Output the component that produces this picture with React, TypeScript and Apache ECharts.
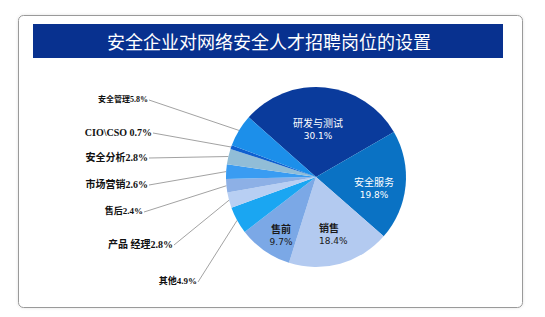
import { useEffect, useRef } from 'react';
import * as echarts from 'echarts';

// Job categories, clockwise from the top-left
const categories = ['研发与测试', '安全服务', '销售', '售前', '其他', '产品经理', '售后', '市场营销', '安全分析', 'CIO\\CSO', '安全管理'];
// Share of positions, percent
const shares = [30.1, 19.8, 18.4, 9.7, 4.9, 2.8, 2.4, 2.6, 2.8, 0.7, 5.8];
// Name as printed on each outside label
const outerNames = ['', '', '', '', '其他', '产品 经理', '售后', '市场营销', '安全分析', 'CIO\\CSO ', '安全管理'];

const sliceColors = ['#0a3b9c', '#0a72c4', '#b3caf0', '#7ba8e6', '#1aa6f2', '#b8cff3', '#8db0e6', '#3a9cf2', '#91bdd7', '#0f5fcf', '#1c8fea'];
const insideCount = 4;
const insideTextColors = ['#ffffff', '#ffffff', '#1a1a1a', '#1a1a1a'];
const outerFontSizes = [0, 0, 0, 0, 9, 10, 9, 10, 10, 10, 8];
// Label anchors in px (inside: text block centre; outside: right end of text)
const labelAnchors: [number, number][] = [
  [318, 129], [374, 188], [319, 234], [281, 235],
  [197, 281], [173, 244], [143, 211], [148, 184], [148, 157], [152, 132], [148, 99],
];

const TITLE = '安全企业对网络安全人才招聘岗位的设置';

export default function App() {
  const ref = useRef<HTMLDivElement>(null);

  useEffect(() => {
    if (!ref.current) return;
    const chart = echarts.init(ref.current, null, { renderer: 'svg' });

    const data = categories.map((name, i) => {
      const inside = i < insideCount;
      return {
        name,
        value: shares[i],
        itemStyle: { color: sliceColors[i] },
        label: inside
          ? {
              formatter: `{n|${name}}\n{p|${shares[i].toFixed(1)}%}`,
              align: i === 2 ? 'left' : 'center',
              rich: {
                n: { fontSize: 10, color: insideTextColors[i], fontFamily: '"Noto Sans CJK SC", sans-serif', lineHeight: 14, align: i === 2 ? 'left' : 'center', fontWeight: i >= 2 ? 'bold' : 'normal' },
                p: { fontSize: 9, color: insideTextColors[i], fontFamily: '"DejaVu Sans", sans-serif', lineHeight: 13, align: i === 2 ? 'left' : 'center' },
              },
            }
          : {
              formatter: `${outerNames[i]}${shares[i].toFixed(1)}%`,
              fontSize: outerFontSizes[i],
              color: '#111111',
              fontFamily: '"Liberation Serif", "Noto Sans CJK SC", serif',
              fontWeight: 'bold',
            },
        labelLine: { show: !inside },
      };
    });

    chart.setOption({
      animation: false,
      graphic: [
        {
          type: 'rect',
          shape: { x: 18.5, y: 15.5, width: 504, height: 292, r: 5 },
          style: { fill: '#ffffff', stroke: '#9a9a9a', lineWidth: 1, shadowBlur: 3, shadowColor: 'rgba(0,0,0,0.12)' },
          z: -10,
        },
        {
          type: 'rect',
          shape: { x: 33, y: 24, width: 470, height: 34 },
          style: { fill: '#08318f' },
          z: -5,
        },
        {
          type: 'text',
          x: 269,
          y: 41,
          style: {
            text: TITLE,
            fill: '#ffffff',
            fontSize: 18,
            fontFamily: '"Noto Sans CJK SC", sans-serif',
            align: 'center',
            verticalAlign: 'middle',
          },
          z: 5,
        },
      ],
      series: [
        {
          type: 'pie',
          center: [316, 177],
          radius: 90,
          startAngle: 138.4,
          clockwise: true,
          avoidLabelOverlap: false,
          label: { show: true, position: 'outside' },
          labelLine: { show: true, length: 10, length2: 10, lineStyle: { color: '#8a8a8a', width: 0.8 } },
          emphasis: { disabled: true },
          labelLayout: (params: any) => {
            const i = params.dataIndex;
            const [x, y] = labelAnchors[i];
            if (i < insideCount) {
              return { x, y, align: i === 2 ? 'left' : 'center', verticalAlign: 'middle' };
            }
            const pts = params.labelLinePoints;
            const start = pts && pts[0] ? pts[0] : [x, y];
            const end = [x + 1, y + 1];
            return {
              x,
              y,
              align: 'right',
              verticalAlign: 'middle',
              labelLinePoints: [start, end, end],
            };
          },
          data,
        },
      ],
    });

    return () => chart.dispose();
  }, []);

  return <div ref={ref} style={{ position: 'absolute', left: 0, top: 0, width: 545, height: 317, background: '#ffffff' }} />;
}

WORK REQUIRED: Everything from the top line of the data down to and including the line with "const outerNames = ['', '', '', '', '其他', '产品" is to be copied, except the pictures.

SOLUTION BELOW:
Output the component that produces this picture with React, TypeScript and Apache ECharts.
import { useEffect, useRef } from 'react';
import * as echarts from 'echarts';

// Job categories, clockwise from the top-left
const categories = ['研发与测试', '安全服务', '销售', '售前', '其他', '产品经理', '售后', '市场营销', '安全分析', 'CIO\\CSO', '安全管理'];
// Share of positions, percent
const shares = [30.1, 19.8, 18.4, 9.7, 4.9, 2.8, 2.4, 2.6, 2.8, 0.7, 5.8];
// Name as printed on each outside label
const outerNames = ['', '', '', '', '其他', '产品 经理', '售后', '市场营销', '安全分析', 'CIO\\CSO ', '安全管理'];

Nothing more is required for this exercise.